輸出免税の適用を受けるには輸出取引等の証明が必要

事業者が国内で商品などを販売する場合には、原則として消費税がかかるが、販売が輸出取引に当たる場合には、消費税が免除される。これは、内国消費税である消費税は外国で消費されるものには課税しないという考えに基づくもの。免税される輸出取引の範囲ついては、例えば、課税事業者が、(1)国内からの輸出として行われる資産の譲渡または貸付けのような輸出取引等を行った場合に、消費税が免除される。
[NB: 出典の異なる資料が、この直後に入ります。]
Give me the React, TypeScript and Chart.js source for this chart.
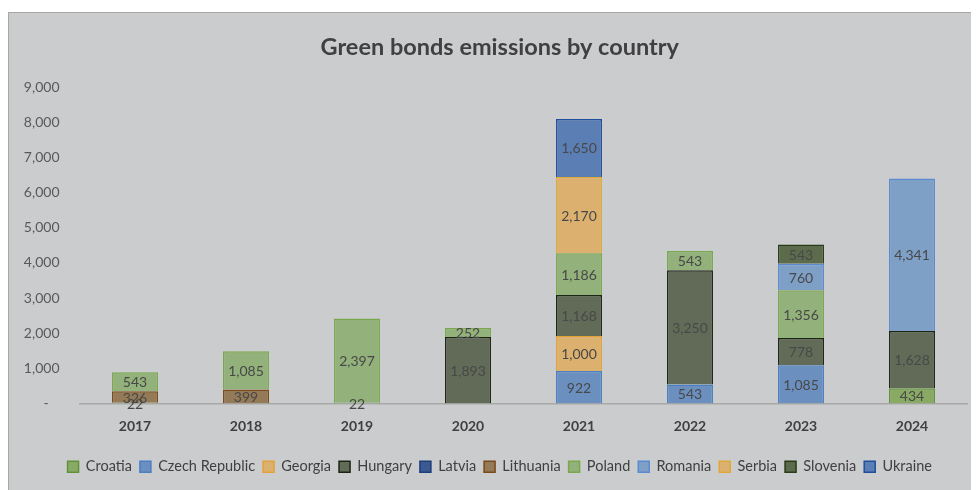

さらに、(2)国内と国外との間の通信・郵便・信書便、(3)非居住者に対する鉱業権、工業所有権、著作権、営業権等の無体財産権の譲渡や貸付け、(4)非居住者に対する役務の提供、が免除される。ただし、非居住者に対する役務の提供でも、国内に所在する資産に係る運送や保管や国内における飲食や宿泊のほか、これらに準ずるもので非居住者が国内で直接便益を享受するものは免税とされる輸出取引にはならず、消費税が課される。

上記でいう 「非居住者」とは、外国為替及び外国貿易法第6条第1項第6号に規定する非居住者をいうので、本邦内に住所又は居所を有しない自然人及び本邦内に主たる事務所を有しない法人が該当する。なお、非居住者の本邦内の支店、出張所その他の事務所は、法律上の代理権があるかどうかにかかわらず、その主たる事務所が外国にある場合においても居住者とみなすこととされている。

輸出免税の適用を受けるためには、その取引が輸出取引等である証明が必要となる。輸出取引等の区分に応じて輸出許可書、税関長の証明書または輸出の事実を記載した帳簿や書類を整理し、納税地等に7年間保存する必要がある。例えば、(1)の国内からの輸出として行われる資産の譲渡または貸付けのような輸出取引等のうち、輸出の許可を受ける貨物の場合は、輸出許可書(税関長が証明した書類)が保存すべき証明書類となる。

同じく(1)のうち、資産価額が20万円超の郵便物として輸出する場合も、輸出許可書(税関長が証明した書類)が保存すべき証明書類となる。この輸出する場合の資産価額とは、FOB価格(本船渡し条件の価額)であり、原則としてその郵便物の現実の決済金額(例えば、輸出物品の販売金額)となる。輸出の時における資産価額が20万円を超えるかどうかの判定は、原則として郵便物1個当たりの価額による。

また、(1)のうち、資産価額が20万円以下の小包郵便物またはEMS郵便物の郵便物として輸出する場合は、日本郵便から交付を受けたその郵便物の引受けを証する書類および発送伝票等の控えが、資産価額が20万円以下の通常郵便物として輸出する場合は、日本郵便から交付を受けた郵便物の引受けを証する書類(品名並びに品名ごとの数量及び価額を追記したもの)が、それぞれ保存すべき証明書類となる。

なお、輸出取引は消費税が免除されるが、それに対応する課税仕入れには消費税および地方消費税の額が含まれている。この課税仕入れの金額には、商品などの棚卸資産の購入代金のほか、その輸出取引を行うのに必要な事務用品の購入や交際費、広告宣伝費などの経費なども含まれる。そのため、輸出の場合には、課税仕入れに含まれる消費税および地方消費税の額は申告の際に仕入税額の控除をすることができる。